Mucha presión, mucha tensión. Mucha concentración en el difícil empeño de ser mesero. Más si se trabaja en un lugar que no quiere a sus clientes. Que no restaura su alma sino sólo sus vientres. Será mucho más difícil es esos lugares hacerse de amigos y buenas propinas por el trabajo desempeñado. Se pierden billetes. Hay que hacer muchas cosas siendo mesero. Mediar entre tantas variables, determinar tantas magnitudes, tomar tantas decisiones. Es un restaurante un tablero de muchos controles. De por sí ya es un milagro tener contenta a la clientela: atender las neurosis, las paranoias, las manías y deformaciones. Y vaya que se equivocan en ese maremágnum los meseros. Como todos. Y sus errores cuestan dinero, claro. Hay que seguir, ni modo. Porque eso no debería importar sobre lo realmente caro: el otro. Al otro es que se le sirve. Y si sale bien la cosa, con el otro contento salimos ganando todos. Y pues hay que hacer de todo. Chorero, dicharachero, ni tan serio ni tan salamero. La lengua en punto medio. Hay que flotar, caminar, correr, volar. Colarse entre las mesas, aparecer y desaparecer. Los meseros son magos, son distribuidores de bienes calientes pero al mismo tiempo apagadores de infiernos. Pulpos de mil manos. Marcianos. Viven de cariño como todos y de cigarros. De tomar aire en tiempos muertos y de vez en cuando echarse un trago. Aunque luego se sienten a descansar saben que, ni modo, hay que estarlos arreando porque siempre hay que hacer algo. Servir, retirar, limpiar, pedir, apuntar, otear. Recibir y despedir. Sobre la puntas, dame diez en tus nudillos. Pasar y pasar comandas y platillos. Una y otra vez porque siempre hay algo que hacer. Y rápido. Porque todo es rápido en un restaurante. Todo se pide para hace rato. Y ni modo, para eso se contrataron. Y uno debe estar ahí siempre para ayudarlos. Respaldarlos. Y recordarles ver las cosas con empatía: que ellos pudieran ser los que están sentados y que, si sale bien la cosa, con el otro contento salimos todos ganando.

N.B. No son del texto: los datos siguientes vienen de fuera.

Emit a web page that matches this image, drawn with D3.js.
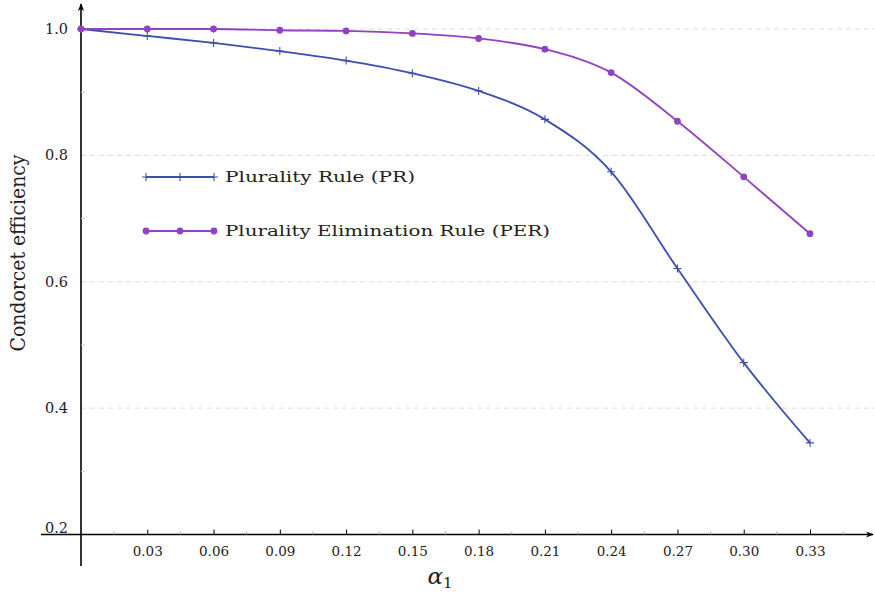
<!DOCTYPE html>
<html>
<head>
<meta charset="utf-8">
<script src="https://cdn.jsdelivr.net/npm/d3@7"></script>
<style>
  html, body { margin: 0; padding: 0; background: #fff; }
  svg { display: block; }
  text { font-family: "DejaVu Serif", serif; fill: #222; }
</style>
</head>
<body>
<svg id="chart" width="875" height="592"></svg>
<script>
// Share of first-place support for the leading candidate
const alpha = [0, 0.03, 0.06, 0.09, 0.12, 0.15, 0.18, 0.21, 0.24, 0.27, 0.30, 0.33];
// Condorcet efficiency per rule
const pluralityRule = [1.0, 0.989, 0.978, 0.965, 0.950, 0.930, 0.902, 0.857, 0.774, 0.621, 0.472, 0.345];
const pluralityElimination = [1.0, 1.0, 1.0, 0.998, 0.997, 0.993, 0.985, 0.968, 0.931, 0.854, 0.766, 0.676];
const xTickValues = [0.03, 0.06, 0.09, 0.12, 0.15, 0.18, 0.21, 0.24, 0.27, 0.30, 0.33];
const xTickLabels = ["0.03", "0.06", "0.09", "0.12", "0.15", "0.18", "0.21", "0.24", "0.27", "0.30", "0.33"];
const yTickValues = [0.2, 0.4, 0.6, 0.8, 1.0];
const yTickLabels = ["0.2", "0.4", "0.6", "0.8", "1.0"];
const seriesNames = ["Plurality Rule (PR)", "Plurality Elimination Rule (PER)"];

const blue = "#3d4fae";
const purple = "#9141c1";
const serif = "DejaVu Serif, serif";

const svg = d3.select("#chart");
const x = d3.scaleLinear().domain([0, 0.33]).range([81, 810]);
const y = d3.scaleLinear().domain([0.2, 1.0]).range([534.5, 29]);

// dashed horizontal grid
svg.append("g").selectAll("line")
  .data([0.4, 0.6, 0.8, 1.0])
  .join("line")
  .attr("x1", x(0)).attr("x2", 875)
  .attr("y1", d => y(d)).attr("y2", d => y(d))
  .attr("stroke", "#dcdcdc").attr("stroke-width", 1)
  .attr("stroke-dasharray", "5,4");

// arrow marker for the axes
svg.append("defs").append("marker")
  .attr("id", "arrow").attr("viewBox", "0 0 10 10")
  .attr("refX", 9).attr("refY", 5)
  .attr("markerWidth", 8).attr("markerHeight", 8)
  .attr("markerUnits", "userSpaceOnUse")
  .attr("orient", "auto")
  .append("path").attr("d", "M0,1 L10,5 L0,9 L3,5 Z").attr("fill", "#000");

// x axis line
svg.append("line")
  .attr("x1", 41).attr("x2", 873)
  .attr("y1", y(0.2)).attr("y2", y(0.2))
  .attr("stroke", "#000").attr("stroke-width", 1.6)
  .attr("marker-end", "url(#arrow)");
// y axis line
svg.append("line")
  .attr("x1", x(0)).attr("x2", x(0))
  .attr("y1", 566).attr("y2", 4)
  .attr("stroke", "#000").attr("stroke-width", 1.6)
  .attr("marker-end", "url(#arrow)");

// x ticks (major + minor) and labels
const xAxis = d3.axisBottom(x).tickValues(xTickValues)
  .tickFormat((d, i) => xTickLabels[i]).tickSize(-5).tickPadding(12);
const gx = svg.append("g").attr("transform", `translate(0,${y(0.2)})`).call(xAxis)
  .attr("font-family", serif);
gx.select(".domain").remove();
gx.selectAll(".tick line").attr("stroke", "#000").attr("stroke-width", 1);
gx.selectAll(".tick text").attr("font-size", 13.5).attr("fill", "#222")
  .style("font-family", serif);
const xMinor = d3.range(0.015, 0.35, 0.03);
svg.append("g").selectAll("line").data(xMinor).join("line")
  .attr("x1", d => x(d)).attr("x2", d => x(d))
  .attr("y1", y(0.2)).attr("y2", y(0.2) - 3)
  .attr("stroke", "#aaa").attr("stroke-width", 1);

// y tick labels and minor ticks
svg.append("g").selectAll("text").data(yTickValues).join("text")
  .attr("x", 68).attr("y", d => y(d))
  .attr("dy", d => d === 0.2 ? "-0.1em" : "0.35em")
  .attr("text-anchor", "end").attr("font-size", 14.5)
  .text((d, i) => yTickLabels[i]);
svg.append("g").selectAll("line").data([0.3, 0.5, 0.7, 0.9]).join("line")
  .attr("x1", x(0)).attr("x2", x(0) + 4)
  .attr("y1", d => y(d)).attr("y2", d => y(d))
  .attr("stroke", "#ccc").attr("stroke-width", 1);

// axis titles
svg.append("text")
  .attr("transform", `translate(25,253) rotate(-90)`)
  .attr("text-anchor", "middle").attr("font-size", 21)
  .attr("textLength", 197).attr("lengthAdjust", "spacingAndGlyphs")
  .text("Condorcet efficiency");
const xt = svg.append("text").attr("x", 440).attr("y", 584)
  .attr("text-anchor", "middle").attr("font-size", 23);
xt.append("tspan").attr("font-style", "italic").text("α");
xt.append("tspan").attr("font-size", 15).attr("dy", 4).text("1");

// series lines
const line = d3.line().x(d => x(d[0])).y(d => y(d[1])).curve(d3.curveMonotoneX);
const prPts = alpha.map((a, i) => [a, pluralityRule[i]]);
const perPts = alpha.map((a, i) => [a, pluralityElimination[i]]);

svg.append("path").datum(prPts).attr("d", line)
  .attr("fill", "none").attr("stroke", blue).attr("stroke-width", 1.8);
svg.append("path").datum(perPts).attr("d", line)
  .attr("fill", "none").attr("stroke", purple).attr("stroke-width", 1.8);

// cross markers for PR
svg.append("g").selectAll("path").data(prPts).join("path")
  .attr("d", d => `M${x(d[0]) - 4},${y(d[1])}h8M${x(d[0])},${y(d[1]) - 4}v8`)
  .attr("stroke", blue).attr("stroke-width", 1.1).attr("fill", "none");

// dot markers for PER
svg.append("g").selectAll("circle").data(perPts).join("circle")
  .attr("cx", d => x(d[0])).attr("cy", d => y(d[1])).attr("r", 3.4)
  .attr("fill", purple);

// legend
const legend = svg.append("g");
const legendY = [177, 231];
const lx = [146, 180, 214];
legend.append("line").attr("x1", lx[0]).attr("x2", lx[2])
  .attr("y1", legendY[0]).attr("y2", legendY[0])
  .attr("stroke", blue).attr("stroke-width", 1.8);
legend.append("g").selectAll("path").data(lx).join("path")
  .attr("d", d => `M${d - 4},${legendY[0]}h8M${d},${legendY[0] - 4}v8`)
  .attr("stroke", blue).attr("stroke-width", 1.1);
legend.append("line").attr("x1", lx[0]).attr("x2", lx[2])
  .attr("y1", legendY[1]).attr("y2", legendY[1])
  .attr("stroke", purple).attr("stroke-width", 1.8);
legend.append("g").selectAll("circle").data(lx).join("circle")
  .attr("cx", d => d).attr("cy", legendY[1]).attr("r", 3.4).attr("fill", purple);
legend.selectAll("text").data(seriesNames).join("text")
  .attr("x", 225).attr("y", (d, i) => legendY[i]).attr("dy", "0.35em")
  .attr("font-size", 15.5)
  .attr("textLength", (d, i) => i === 0 ? 190 : 325).attr("lengthAdjust", "spacingAndGlyphs")
  .text(d => d);
</script>
</body>
</html>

Por eso no hay tal cosa de “pinches meseros”. Si los meseros no funcionan habrá que echarle la culpa a los dueños por no ordenar las cosas. Porque siempre sucede que a mal mesero peor dueño. Porque un buen restaurantero siempre enseña una buena cara, está pendiente de cómo es visto y en ello invierte su tiempo y su dinero. De nada te sirve tener buenos productos, la mejor materia prima, de nada sirve que las cosas se hagan bien en la cocina y dar buenos precios sino se tienen buenos meseros. Creo firmemente que al final del día no importan la decoración o el mobiliario, si es un establecimiento muy estrambótico u ordinario, no importan las telas de los manteles, ni las maderas de sus mesas, no importa si el restaurante está en una zona pobre o en una zona elegante, si es barato o es caro: si a uno lo tratan bien, si a uno le sirven bien, uno se va contento y regresa. Ese es el objetivo: ese vaivén. Se buscan meseros. Siempre se buscan meseros. Meseros limpios, arreglados, bien entrenados, claro, pero más que nada, para hacer una familia de hermanos. Meseros, incluso más que serviciales, educados, entregados con amor a su trabajo. Y eso depende, insisto, del amor de los propietarios. Meseros como comisarios. Para armar entre todos un tinglado, en donde la felicidad sea el más importante invitado.